Et puis il y a sac de Winnie et son arsenal d’objets : une brosse à dent, une lime à ongles... un révolver, qui lui permettent de « passer sa journée » bien qu’il n’y ait plus ni de jour ni de nuit mais rien qu’un « soleil d’enfer » comme elle dit. Elle a néanmoins une « durée » à sa disposition délimitée par une sonnerie au cours de laquelle elle doit « tirer sa journée ». Sauf que si elle utilise tous les mots et tous les objets trop tôt, elle sera désœuvrée. Alors que si elle ne réussit pas à tout utiliser, elle aura raté quelque chose. L’art consiste donc à savoir doser. Un peu comme dans la vie : "faut-il courir beaucoup de lièvres à la fois ?"
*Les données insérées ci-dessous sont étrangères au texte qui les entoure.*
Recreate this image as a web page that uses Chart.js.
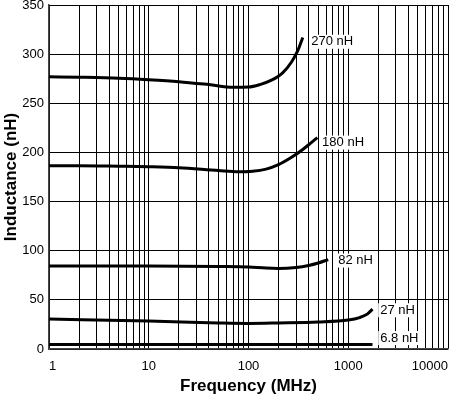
<!DOCTYPE html>
<html><head><meta charset="utf-8">
<script src="https://cdn.jsdelivr.net/npm/chart.js@4"></script>
<style>html,body{margin:0;padding:0;background:#fff;}#wrap{width:450px;height:398px;position:relative;}</style>
</head><body><div id="wrap"><canvas id="c"></canvas></div>
<script>
// ---- data ----
const seriesNames = ['270 nH', '180 nH', '82 nH', '27 nH', '6.8 nH'];

const freq270 = [1, 2, 5, 10, 20, 40, 70, 100, 130, 170, 220, 270, 310, 350];
const ind270  = [277, 276.5, 275.5, 274, 272, 269, 266.3, 266.5, 269, 273.5, 281, 292, 303, 317];

const freq180 = [1, 2, 5, 10, 20, 50, 80, 110, 150, 200, 270, 350, 420, 490];
const ind180  = [186.5, 186.5, 186, 185.5, 184.5, 181.5, 180.3, 180.8, 183, 187.5, 195, 203, 209.5, 215];

const freq82 = [1, 10, 50, 100, 150, 200, 300, 400, 500, 630];
const ind82  = [84.5, 84.5, 84, 83.5, 82.3, 82, 83, 85, 87.5, 91];

const freq27 = [1, 10, 50, 100, 200, 500, 1000, 1300, 1550, 1750];
const ind27  = [30.5, 28.5, 26.5, 26, 26.5, 27.5, 29.5, 32, 35.5, 40.5];

const freq6_8 = [1, 1750];
const ind6_8  = [4.5, 4.5];

// label anchors (data units: MHz, nH)
const labelFreq  = [425, 547, 792, 2091, 2091];
const labelValue = [312.6, 210, 90, 39.4, 11.1];

const xDecades = [1, 10, 100, 1000, 10000];
const xTickLabels = ['1', '10', '100', '1000', '10000'];
const yMin = 0, yMax = 350, yStep = 50;

// ---- build ----
const allFreq = [freq270, freq180, freq82, freq27, freq6_8];
const allInd  = [ind270, ind180, ind82, ind27, ind6_8];
const datasets = allFreq.map((fs, i) => ({
  label: seriesNames[i],
  data: fs.map((f, j) => ({x: f, y: allInd[i][j]})),
  borderColor: '#000',
  borderWidth: 3,
  pointRadius: 0,
  fill: false,
  cubicInterpolationMode: 'monotone',
  borderCapStyle: 'butt'
}));

const minorTicks = [];
xDecades.forEach((d, k) => {
  if (k === xDecades.length - 1) { minorTicks.push(d); return; }
  for (let m = 1; m <= 9; m++) minorTicks.push(d * m);
});

const FONT = "'Liberation Sans', Arial, Helvetica, sans-serif";

const labelPlugin = {
  id: 'curveLabels',
  afterDatasetsDraw(chart) {
    const ctx = chart.ctx, xs = chart.scales.x, ys = chart.scales.y;
    ctx.save();
    ctx.font = '13px ' + FONT;
    ctx.textBaseline = 'middle';
    ctx.textAlign = 'left';
    seriesNames.forEach((name, i) => {
      const px = xs.getPixelForValue(labelFreq[i]);
      const py = ys.getPixelForValue(labelValue[i]);
      const w = ctx.measureText(name).width;
      ctx.fillStyle = '#fff';
      ctx.fillRect(px - 2, py - 7, w + 4, 14);
      ctx.fillStyle = '#000';
      ctx.fillText(name, px, py);
    });
    ctx.restore();
  }
};

new Chart(document.getElementById('c'), {
  type: 'line',
  data: {datasets},
  plugins: [labelPlugin],
  options: {
    responsive: true,
    maintainAspectRatio: false,
    animation: false,
    layout: {padding: {top: 5, right: 2, bottom: 0, left: 0}},
    plugins: {legend: {display: false}, tooltip: {enabled: false}},
    scales: {
      x: {
        type: 'logarithmic',
        min: 1, max: 10000,
        afterBuildTicks: s => { s.ticks = minorTicks.map(v => ({value: v})); },
        afterFit: s => { s.height = 49; s.paddingLeft = 0; s.paddingRight = 0; },
        ticks: {
          autoSkip: false, maxRotation: 0, minRotation: 0, align: 'inner',
          padding: 10, color: '#000', font: {family: FONT, size: 13},
          callback: v => { const k = xDecades.indexOf(v); return k >= 0 ? xTickLabels[k] : ''; }
        },
        grid: {color: '#000', lineWidth: 1, drawTicks: false},
        border: {color: '#444', width: 1.5},
        title: {display: true, text: 'Frequency (MHz)', color: '#000',
                font: {family: FONT, size: 17, weight: 'bold'}, padding: {top: 0, bottom: 1}}
      },
      y: {
        min: yMin, max: yMax,
        afterFit: s => { s.width = 49; s.paddingTop = 0; s.paddingBottom = 0; },
        ticks: {stepSize: yStep, padding: 5, color: '#000', font: {family: FONT, size: 13}},
        grid: {color: '#000', lineWidth: 1, drawTicks: false},
        border: {color: '#444', width: 1.5},
        title: {display: true, text: 'Inductance (nH)', color: '#000',
                font: {family: FONT, size: 17, weight: 'bold'}, padding: {top: 1, bottom: 0}}
      }
    }
  }
});
</script>
</body></html>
« Tout chez Beckett a du sens sans que l’on soit dans une causalité. Son objectif n’est pas de dire comment Winnie en est arrivée à être enterrée mais il raconte un présent perpétuel dans lequel nous nous transformons tous et nous nous rendons compte de cette transformation ne nous regardant dans le miroir. Le fait qu’elle soit enterrée, nous donne justement l’occasion de la regarder à la loupe. »
« Winnie est une héroïne qui constamment cherche à s’émerveiller des choses quelles que soient les conditions dans lesquelles elle se trouve, ce qui demande une énergie considérable. Ce qui fascine chez Beckett, c’est son écriture visuelle, corporelle, proche de la chorégraphie alors que nous sommes toujours dans l’humain, dans la matière vivante même si on a l’impression qu’il ne se passe presque rien, tout est dans le « presque ». Beckett réussit une partition qui interpelle la perception du spectateur comme aucun dramaturge n’a pu le faire avant lui. »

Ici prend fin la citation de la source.